Problem details: Below is a listing to transcribe in full and exactly; keep the pictures out.

— start of Data section —

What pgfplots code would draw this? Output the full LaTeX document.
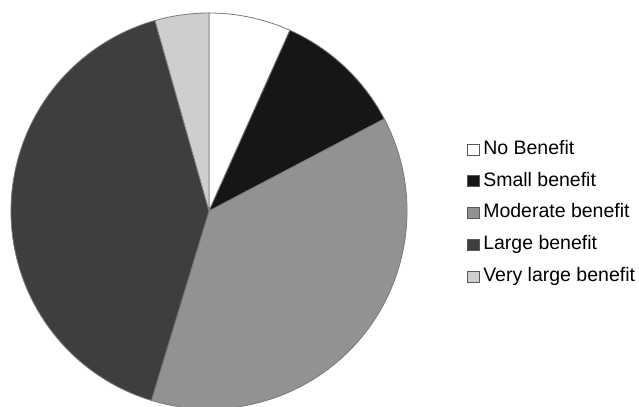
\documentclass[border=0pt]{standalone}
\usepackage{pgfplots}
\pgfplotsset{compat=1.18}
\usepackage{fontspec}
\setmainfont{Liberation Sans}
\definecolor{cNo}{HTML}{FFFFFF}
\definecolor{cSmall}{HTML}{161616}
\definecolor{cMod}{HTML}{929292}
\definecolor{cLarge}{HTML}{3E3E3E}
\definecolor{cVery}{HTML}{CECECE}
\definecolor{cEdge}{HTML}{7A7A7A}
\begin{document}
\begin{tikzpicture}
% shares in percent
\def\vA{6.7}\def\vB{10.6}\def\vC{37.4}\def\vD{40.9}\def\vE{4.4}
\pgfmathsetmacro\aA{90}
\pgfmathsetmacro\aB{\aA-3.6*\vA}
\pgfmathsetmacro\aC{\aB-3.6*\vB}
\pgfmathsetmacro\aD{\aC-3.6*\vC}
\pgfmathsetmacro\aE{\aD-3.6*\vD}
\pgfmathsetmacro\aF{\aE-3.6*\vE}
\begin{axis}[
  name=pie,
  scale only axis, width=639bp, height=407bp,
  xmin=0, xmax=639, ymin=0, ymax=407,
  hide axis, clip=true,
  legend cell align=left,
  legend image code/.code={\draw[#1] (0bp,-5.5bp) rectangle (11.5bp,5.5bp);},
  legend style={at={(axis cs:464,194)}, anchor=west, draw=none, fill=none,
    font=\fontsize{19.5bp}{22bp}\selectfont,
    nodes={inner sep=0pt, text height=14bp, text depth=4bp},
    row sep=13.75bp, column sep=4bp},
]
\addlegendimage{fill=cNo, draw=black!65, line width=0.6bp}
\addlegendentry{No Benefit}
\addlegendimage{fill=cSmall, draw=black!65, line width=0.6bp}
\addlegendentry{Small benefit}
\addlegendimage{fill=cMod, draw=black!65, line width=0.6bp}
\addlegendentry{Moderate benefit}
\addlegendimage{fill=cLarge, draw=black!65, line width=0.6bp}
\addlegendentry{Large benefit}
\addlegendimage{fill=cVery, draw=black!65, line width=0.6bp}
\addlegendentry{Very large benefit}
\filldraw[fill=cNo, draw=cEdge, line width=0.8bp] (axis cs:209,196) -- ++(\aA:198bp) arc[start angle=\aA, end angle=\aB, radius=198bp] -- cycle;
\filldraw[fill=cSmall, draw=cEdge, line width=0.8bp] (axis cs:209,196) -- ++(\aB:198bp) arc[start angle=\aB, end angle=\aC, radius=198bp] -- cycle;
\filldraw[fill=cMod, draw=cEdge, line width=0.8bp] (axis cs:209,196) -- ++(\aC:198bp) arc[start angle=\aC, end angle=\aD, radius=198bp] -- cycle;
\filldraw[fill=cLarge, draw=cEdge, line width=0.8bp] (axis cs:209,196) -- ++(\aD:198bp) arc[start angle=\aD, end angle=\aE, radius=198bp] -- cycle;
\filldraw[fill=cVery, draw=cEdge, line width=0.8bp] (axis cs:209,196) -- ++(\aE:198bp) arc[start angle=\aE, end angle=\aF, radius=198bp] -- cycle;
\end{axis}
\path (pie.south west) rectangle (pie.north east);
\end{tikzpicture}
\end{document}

— end of Data section —

Exercise result:
What pgfplots code would draw this? Output the full LaTeX document.
\documentclass[border=0pt]{standalone}
\usepackage{pgfplots}
\pgfplotsset{compat=1.18}
\usepackage{fontspec}
\setmainfont{Liberation Sans}
\definecolor{cNo}{HTML}{FFFFFF}
\definecolor{cSmall}{HTML}{161616}
\definecolor{cMod}{HTML}{929292}
\definecolor{cLarge}{HTML}{3E3E3E}
\definecolor{cVery}{HTML}{CECECE}
\definecolor{cEdge}{HTML}{7A7A7A}
\begin{document}
\begin{tikzpicture}
% shares in percent
\def\vA{6.7}\def\vB{10.6}\def\vC{37.4}\def\vD{40.9}\def\vE{4.4}
\pgfmathsetmacro\aA{90}
\pgfmathsetmacro\aB{\aA-3.6*\vA}
\pgfmathsetmacro\aC{\aB-3.6*\vB}
\pgfmathsetmacro\aD{\aC-3.6*\vC}
\pgfmathsetmacro\aE{\aD-3.6*\vD}
\pgfmathsetmacro\aF{\aE-3.6*\vE}
\begin{axis}[
  name=pie,
  scale only axis, width=639bp, height=407bp,
  xmin=0, xmax=639, ymin=0, ymax=407,
  hide axis, clip=true,
  legend cell align=left,
  legend image code/.code={\draw[#1] (0bp,-5.5bp) rectangle (11.5bp,5.5bp);},
  legend style={at={(axis cs:464,194)}, anchor=west, draw=none, fill=none,
    font=\fontsize{19.5bp}{22bp}\selectfont,
    nodes={inner sep=0pt, text height=14bp, text depth=4bp},
    row sep=13.75bp, column sep=4bp},
]
\addlegendimage{fill=cNo, draw=black!65, line width=0.6bp}
\addlegendentry{No Benefit}
\addlegendimage{fill=cSmall, draw=black!65, line width=0.6bp}
\addlegendentry{Small benefit}
\addlegendimage{fill=cMod, draw=black!65, line width=0.6bp}
\addlegendentry{Moderate benefit}
\addlegendimage{fill=cLarge, draw=black!65, line width=0.6bp}
\addlegendentry{Large benefit}
\addlegendimage{fill=cVery, draw=black!65, line width=0.6bp}
\addlegendentry{Very large benefit}
\filldraw[fill=cNo, draw=cEdge, line width=0.8bp] (axis cs:209,196) -- ++(\aA:198bp) arc[start angle=\aA, end angle=\aB, radius=198bp] -- cycle;
\filldraw[fill=cSmall, draw=cEdge, line width=0.8bp] (axis cs:209,196) -- ++(\aB:198bp) arc[start angle=\aB, end angle=\aC, radius=198bp] -- cycle;
\filldraw[fill=cMod, draw=cEdge, line width=0.8bp] (axis cs:209,196) -- ++(\aC:198bp) arc[start angle=\aC, end angle=\aD, radius=198bp] -- cycle;
\filldraw[fill=cLarge, draw=cEdge, line width=0.8bp] (axis cs:209,196) -- ++(\aD:198bp) arc[start angle=\aD, end angle=\aE, radius=198bp] -- cycle;
\filldraw[fill=cVery, draw=cEdge, line width=0.8bp] (axis cs:209,196) -- ++(\aE:198bp) arc[start angle=\aE, end angle=\aF, radius=198bp] -- cycle;
\end{axis}
\path (pie.south west) rectangle (pie.north east);
\end{tikzpicture}
\end{document}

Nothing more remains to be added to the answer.